И этот вандал бесстыдно нанес несколько мазков на сверкающий холст. Грязные серые пятна покрыли восточные шелка. Сезанн воскликнул: «Мсье, вы счастливец. Когда вы пишете портрет, вы, наверно, накладываете блики на кончик носа точно так же, как и на ручки кресла». Он взял свою палитру и счистил ножом всю грязь, которую нанес тот господин. Потом в наступившей тишине он испустил чудовищно громкий звук и, повернувшись к господину, заметил: «Какое облегчение».
Гоген купил эту картину, вероятно, у Танги, а историю он мог слышать от Писсарро или самого Сезанна.

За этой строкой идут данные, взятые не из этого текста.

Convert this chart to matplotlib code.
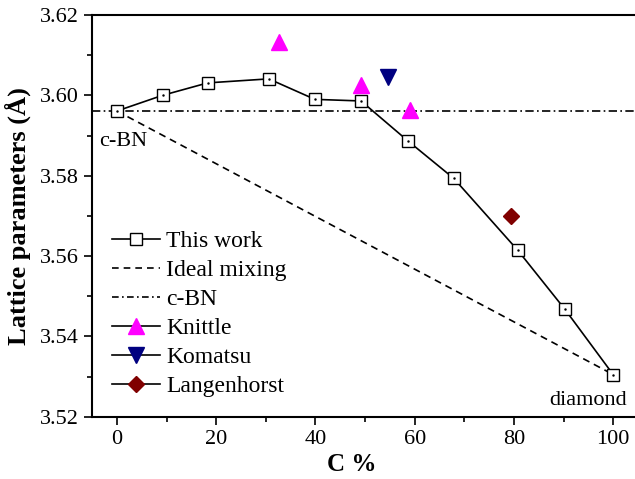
import matplotlib
matplotlib.use('Agg')
import matplotlib.pyplot as plt
from matplotlib.lines import Line2D
from matplotlib.ticker import MultipleLocator, FormatStrFormatter

plt.rcParams['font.family'] = ['Liberation Serif', 'DejaVu Serif']
plt.rcParams['mathtext.fontset'] = 'stix'

# data
c_work = [0, 9.2, 18.3, 30.6, 39.9, 49.2, 58.6, 67.9, 80.8, 90.3, 100]
a_work = [3.5961, 3.6000, 3.6031, 3.6041, 3.5990, 3.5986, 3.5887, 3.5793, 3.5614, 3.5467, 3.5305]
c_ideal = [0, 100]
a_ideal = [3.5961, 3.5305]
a_cbn = 3.5961
c_knittle = [32.7, 49.1, 59.1]
a_knittle = [3.6134, 3.6025, 3.5964]
c_komatsu = [54.7]
a_komatsu = [3.6046]
c_lang = [79.4]
a_lang = [3.5700]

fig = plt.figure(figsize=(6.35, 4.79), dpi=100)
ax = fig.add_axes([0.145, 0.130, 0.855, 0.8387])

ax.plot(c_work, a_work, '-', color='black', lw=1.2, marker='s', ms=8,
        mfc='white', mec='black', mew=1.0, zorder=4)
ax.plot(c_work, a_work, linestyle='none', marker='.', ms=1.5, color='black', zorder=5)
ax.plot(c_ideal, a_ideal, '--', color='black', lw=1.2, dashes=(4.2, 3), zorder=2)
ax.axhline(a_cbn, color='black', lw=1.2, dashes=(5, 2, 1, 2), zorder=2)
ax.plot(c_knittle, a_knittle, linestyle='none', marker='^', ms=11, color='magenta', zorder=6)
ax.plot(c_komatsu, a_komatsu, linestyle='none', marker='v', ms=11, color='#000080', zorder=6)
ax.plot(c_lang, a_lang, linestyle='none', marker='D', ms=8, color='#800000', zorder=6)

ax.text(-3.6, 3.5886, 'c-BN', fontsize=16, ha='left', va='center')
ax.text(102.8, 3.5241, 'diamond', fontsize=16, ha='right', va='center')

ax.set_xlim(-5, 104.4)
ax.set_ylim(3.52, 3.62)
ax.xaxis.set_major_locator(MultipleLocator(20))
ax.xaxis.set_minor_locator(MultipleLocator(10))
ax.yaxis.set_major_locator(MultipleLocator(0.02))
ax.yaxis.set_minor_locator(MultipleLocator(0.01))
ax.yaxis.set_major_formatter(FormatStrFormatter('%.2f'))
ax.tick_params(which='both', direction='out', width=1.2, labelsize=16, top=False, right=False)
ax.tick_params(which='major', length=6)
ax.tick_params(which='minor', length=3.5)
for s in ['left', 'bottom', 'top']:
    ax.spines[s].set_linewidth(1.5)
ax.spines['right'].set_visible(False)

ax.set_xlabel('C %', fontsize=18, fontweight='bold')
ax.xaxis.set_label_coords(0.479, -0.09)
ax.set_ylabel('Lattice parameters (Å)', fontsize=19, fontweight='bold')
ax.yaxis.set_label_coords(-0.112, 0.5)

handles = [
    Line2D([], [], color='black', lw=1.2, marker='s', ms=8, mfc='white', mec='black', mew=1.0),
    Line2D([], [], color='black', lw=1.2, dashes=(4, 3)),
    Line2D([], [], color='black', lw=1.2, dashes=(4, 2, 1, 2)),
    Line2D([], [], color='black', lw=1.2, marker='^', ms=11, mfc='magenta', mec='magenta'),
    Line2D([], [], color='black', lw=1.2, marker='v', ms=11, mfc='#000080', mec='#000080'),
    Line2D([], [], color='black', lw=1.2, marker='D', ms=8, mfc='#800000', mec='#800000'),
]
labels = ['This work', 'Ideal mixing', 'c-BN', 'Knittle', 'Komatsu', 'Langenhorst']
ax.legend(handles, labels, loc='upper left', bbox_to_anchor=(0.0365, 0.464), frameon=False,
          fontsize=17, handlelength=2.03, handletextpad=0.28, labelspacing=0.32,
          borderaxespad=0.0, borderpad=0.0)

fig.savefig('out.png', dpi=100)
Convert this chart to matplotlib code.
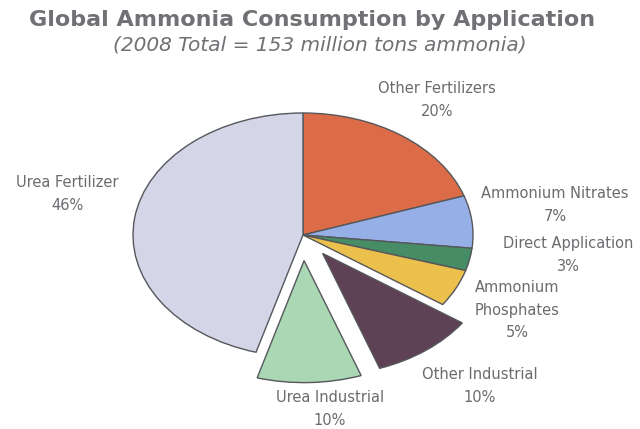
import matplotlib.pyplot as plt

# ammonia consumption shares (percent), clockwise from 12 o'clock
apps = ["Other Fertilizers", "Ammonium Nitrates", "Direct Application",
        "Ammonium Phosphates", "Other Industrial", "Urea Industrial",
        "Urea Fertilizer"]
shares = [20, 7, 3, 5, 10, 10, 46]
label_text = ["Other Fertilizers", "Ammonium Nitrates", "Direct Application",
              "Ammonium\nPhosphates", "Other Industrial", "Urea Industrial",
              "Urea Fertilizer"]

colors = ["#dc6c48", "#96afe6", "#468c64", "#ecc04c",
          "#5f4155", "#aad7b4", "#d4d6e8"]
explode = [0, 0, 0, 0, 0.19, 0.21, 0]

# label centres in pixels (x, y from top)
label_pos = [(437, 100), (555, 205), (568, 255), (517, 310),
             (480, 386), (330, 409), (67, 194)]

W, H = 640, 429
fig = plt.figure(figsize=(W / 100, H / 100), dpi=100)
fig.patch.set_facecolor("white")

ax = fig.add_axes([0, 0, 1, 1])
ax.pie(shares, colors=colors, explode=explode, startangle=90,
       counterclock=False,
       wedgeprops=dict(edgecolor="#55575c", linewidth=1.0))

# squash the pie into an ellipse: 1 unit = 170 px wide, 122 px tall
cx, cy = 303, 235
rx, ry = 170, 122
ax.set_aspect("auto")
ax.set_xlim(-cx / rx, (W - cx) / rx)
ax.set_ylim(-(H - cy) / ry, cy / ry)
ax.axis("off")

txt_color = "#6b6b70"
font = ["DejaVu Sans"]

for name, pct, (px, py) in zip(label_text, shares, label_pos):
    fig.text(px / W, 1 - py / H, f"{name}\n{pct}%", ha="center", va="center",
             fontsize=10.5, color=txt_color, family=font, linespacing=1.6,
             multialignment="center")

fig.text(312 / W, 1 - 20 / H, "Global Ammonia Consumption by Application",
         ha="center", va="center", fontsize=16, fontweight="bold",
         color="#707075", family=font)
fig.text(320 / W, 1 - 45 / H, "(2008 Total = 153 million tons ammonia)",
         ha="center", va="center", fontsize=14.5, style="italic",
         color="#707075", family=font)

fig.savefig("out.png", dpi=100)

Поль вернулся в Париж в конце августа. Теперь он жил сам по себе и в «Новых Афинах» появлялся нечасто. Его редкие приходы в грубой рабочей одежде вызвали замечание Дюранти: «Это были опасные демонстрации». Как обычно бывает, легенды оказались живописнее фактов. Джордж Мур, который часто бывал в «Новых Афинах» в 1879 году, писал в воспоминаниях:
«Не помню, чтобы я когда-нибудь видел Сезанна в «Новых Афинах». Он был слишком грубым и диким созданием, в Париже появлялся редко. Мы часто слышали о нем — его время от времени видели в пригородах, где он расхаживал по холмам в своих огромных солдатских ботинках. Так как никто не проявлял ни малейшего интереса к его картинам, он оставлял их прямо в полях. Было бы неверным сказать, что у него не было никакого таланта, но если целью Мане или Моне и Дега была живопись, то каковы были намерения и побуждения Сезанна, боюсь, было неясно даже ему самому. Его работы можно было описывать как анархию в живописи, как искусство в помраченном сознании».